Though most of their commercial films are not computer-animated cartoons, several combine computer technology and human actions.

A short film they created for the Juneau Arts and Humanities Council features footage of a dancer that they manipulated on the computer into a shadowy pink dancing silhouette. Eventually, the dancer forms the hands in the JAHC logo.

Race and Suring try to keep their costs close to $50 per hour - less than many production companies.

"We figure you can go to Seattle and get a big expensive firm, or you can stay here and get a medium expensive firm," Race said.

How long a project takes varies, Race said.

"As far as I know, there's no typical video project," he said. "We have a 30-second spot that took two months to make; then we have a 90-minute piece that took two days."

The film industry has changed considerably in the last few decades, said Tony Criss, another local filmmaker. He has been making videos since 1972, when as a college student he took a job as stagehand and camera operator. He started Tony Criss Productions in 1991.

"I've grown up in the industry," he said. "In 1972 ... you didn't take the cameras out of a studio. When the portable videotape came along, the first was 3/4-inch; then you could go out to a business and shoot. That was a big change in how video production was done."

As the barriers to video production have gone down, so have the costs, producers said.

"What I'm able to do with my setup here, you could not have done without several million dollars worth of equipment 15 years ago," Criss said.

He has about $50,000 worth of digital equipment in the form of cameras, computers and computer software.

Criss is working on a series of eight martial arts films for Song Pak, a Juneau martial arts expert, and a video slide show for the artist Rie Muñoz. He's worked on projects for the U.S. Forest Service and the U.S. Coast Guard as well.

"I do everything myself," Criss said. "I don't have any employees, so I do copywriting, shooting, editing and producing the graphics.

"In talking with the client, you figure out what he wants and what his objective is, what he's trying to accomplish with the video, and it's all creative from that point," Criss said.

Mark Sabel started Sabel Media in Juneau in 1997. He entered the film business as a cameraman in California in the mid-1980s, and now works solo on freelance projects.

"It's just me," he said.

He shoots commercials, videos for corporations and some government agencies, and press videos for Gov. Frank Murkowski.
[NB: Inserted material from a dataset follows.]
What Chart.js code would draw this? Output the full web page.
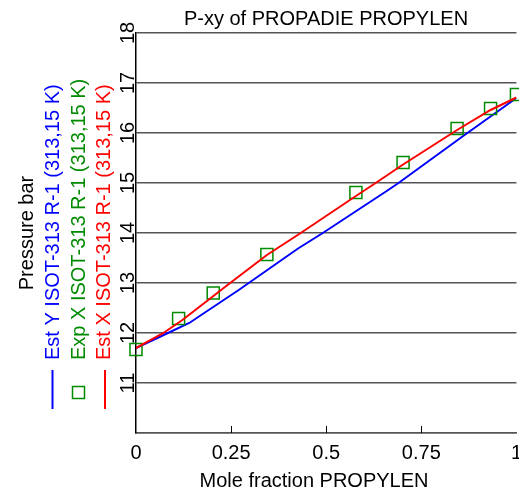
<!DOCTYPE html>
<html lang="en">
<head>
    <meta charset="UTF-8">
    <title>P-xy of PROPADIE PROPYLEN</title>
    <script src="https://cdn.jsdelivr.net/npm/chart.js"></script>
    <style>
        html, body { margin: 0; padding: 0; background: #fff; overflow: hidden; }
        #pxyChart { position: absolute; left: 0; top: 0; }
    </style>
</head>
<body>
    <canvas id="pxyChart" width="530" height="491"></canvas>
    <script>
        // Est Y (vapour) curve
        const estYFrac = [0, 0.07, 0.14, 0.27, 0.426, 0.491, 0.661, 0.69, 0.86, 1.0];
        const estYPres = [11.70, 11.95, 12.20, 12.86, 13.69, 14.00, 14.85, 15.00, 15.94, 16.70];

        // Exp X measured points
        const expXFrac = [0, 0.112, 0.203, 0.344, 0.578, 0.702, 0.844, 0.932, 1.0];
        const expXPres = [11.67, 12.29, 12.80, 13.57, 14.81, 15.41, 16.09, 16.49, 16.77];

        // Est X (liquid) curve
        const estXFrac = [0, 0.07, 0.122, 0.2, 0.244, 0.344, 0.433, 0.578, 0.63, 0.70, 0.844, 0.932, 1.0];
        const estXPres = [11.70, 11.99, 12.26, 12.72, 12.98, 13.56, 14.00, 14.74, 15.00, 15.36, 16.06, 16.46, 16.71];

        const seriesNames = [
            'Est Y ISOT-313 R-1 (313,15 K)',
            'Exp X ISOT-313 R-1 (313,15 K)',
            'Est X ISOT-313 R-1 (313,15 K)'
        ];
        const chartTitle = 'P-xy of PROPADIE PROPYLEN';
        const xTitle = 'Mole fraction PROPYLEN';
        const yTitle = 'Pressure bar';

        const FONT = '"Liberation Sans", Arial, sans-serif';
        const BLUE = '#0000ff', GREEN = '#008a00', RED = '#ff0000';

        function toPoints(xs, ys) {
            return xs.map((x, i) => ({ x: x, y: ys[i] }));
        }

        // rotated labels, titles and the legend written up the left side
        const sideText = {
            id: 'sideText',
            afterDraw(chart) {
                const ctx = chart.ctx;
                const area = chart.chartArea;
                const xs = chart.scales.x;
                const ys = chart.scales.y;
                ctx.save();
                ctx.fillStyle = '#000';
                ctx.font = '20px ' + FONT;
                ctx.textBaseline = 'alphabetic';
                ctx.textAlign = 'center';
                ctx.fillText(chartTitle, 326, 25);
                ctx.fillText(xTitle, 314, 487);

                // small inward ticks on the bottom axis
                ctx.strokeStyle = '#000';
                ctx.lineWidth = 1;
                xs.ticks.forEach(t => {
                    if (t.value <= xs.min || t.value >= xs.max) return;
                    const px = Math.round(xs.getPixelForValue(t.value)) + 0.5;
                    ctx.beginPath();
                    ctx.moveTo(px, area.bottom);
                    ctx.lineTo(px, area.bottom - 7);
                    ctx.stroke();
                });

                function upText(text, x, y, align, color) {
                    ctx.save();
                    ctx.translate(x, y);
                    ctx.rotate(-Math.PI / 2);
                    ctx.textAlign = align;
                    ctx.fillStyle = color;
                    ctx.fillText(text, 0, 0);
                    ctx.restore();
                }

                // y tick labels
                ys.ticks.forEach(t => {
                    if (t.value <= ys.min) return;
                    upText(String(t.value), 134, ys.getPixelForValue(t.value), 'center', '#000');
                });

                upText(yTitle, 33, (area.top + area.bottom) / 2, 'center', '#000');

                // legend entries
                upText(seriesNames[0], 59, 360, 'left', BLUE);
                upText(seriesNames[1], 85, 360, 'left', GREEN);
                upText(seriesNames[2], 110, 360, 'left', RED);

                ctx.lineWidth = 2;
                ctx.strokeStyle = BLUE;
                ctx.beginPath(); ctx.moveTo(52.5, 370); ctx.lineTo(52.5, 409); ctx.stroke();
                ctx.strokeStyle = RED;
                ctx.beginPath(); ctx.moveTo(105, 370); ctx.lineTo(105, 409); ctx.stroke();
                ctx.lineWidth = 1.5;
                ctx.strokeStyle = GREEN;
                ctx.strokeRect(72.5, 386.5, 12, 12);
                ctx.restore();
            }
        };

        const ctx = document.getElementById('pxyChart').getContext('2d');
        const pxyChart = new Chart(ctx, {
            type: 'scatter',
            data: {
                datasets: [{
                    label: seriesNames[0],
                    data: toPoints(estYFrac, estYPres),
                    showLine: true,
                    borderColor: BLUE,
                    borderWidth: 2,
                    pointRadius: 0,
                    order: 3
                }, {
                    label: seriesNames[1],
                    data: toPoints(expXFrac, expXPres),
                    showLine: false,
                    clip: false,
                    pointStyle: 'rect',
                    pointRadius: 8.5,
                    pointBorderWidth: 1.5,
                    pointBorderColor: GREEN,
                    pointBackgroundColor: 'rgba(0,0,0,0)',
                    order: 2
                }, {
                    label: seriesNames[2],
                    data: toPoints(estXFrac, estXPres),
                    showLine: true,
                    borderColor: RED,
                    borderWidth: 2,
                    pointRadius: 0,
                    order: 1
                }]
            },
            options: {
                responsive: false,
                animation: false,
                devicePixelRatio: 1,
                layout: { padding: { left: 0, right: 10, top: 33, bottom: 0 } },
                plugins: {
                    legend: { display: false },
                    tooltip: { enabled: false },
                    title: { display: false }
                },
                scales: {
                    x: {
                        type: 'linear',
                        min: 0,
                        max: 1,
                        afterFit: s => { s.height = 58; },
                        ticks: {
                            stepSize: 0.25,
                            color: '#000',
                            padding: 8,
                            maxRotation: 0,
                            font: { family: FONT, size: 20 },
                            callback: v => String(v)
                        },
                        grid: { display: false, drawTicks: false },
                        border: { display: true, color: '#555', width: 1.5 }
                    },
                    y: {
                        type: 'linear',
                        min: 10,
                        max: 18,
                        afterFit: s => { s.width = 136; },
                        ticks: { stepSize: 1, display: false },
                        grid: { color: '#555', lineWidth: 1.5, drawTicks: false },
                        border: { display: true, color: '#000', width: 1.5 }
                    }
                }
            },
            plugins: [sideText]
        });
    </script>
</body>
</html>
Like Criss, he's seen plenty of change in the industry.

"When I started in this business, I kid you not, it took something that looked like a NASA control room with three people in there operating and an engineer on call," Sabel said. "Now, 90 percent of what that room can do with all that gear can be done on a computer costing less than $10,000. It's a massive technological change."

More changes are to come, too, said Sabel.

"The big transition that's going to be coming up over the next few years is high definition," he said. "Now we're doing standard definition, which is the same thing they've been doing since the 1950s. ... Eventually we're all going to need high-definition cameras and equipment, and that's going to be a huge change."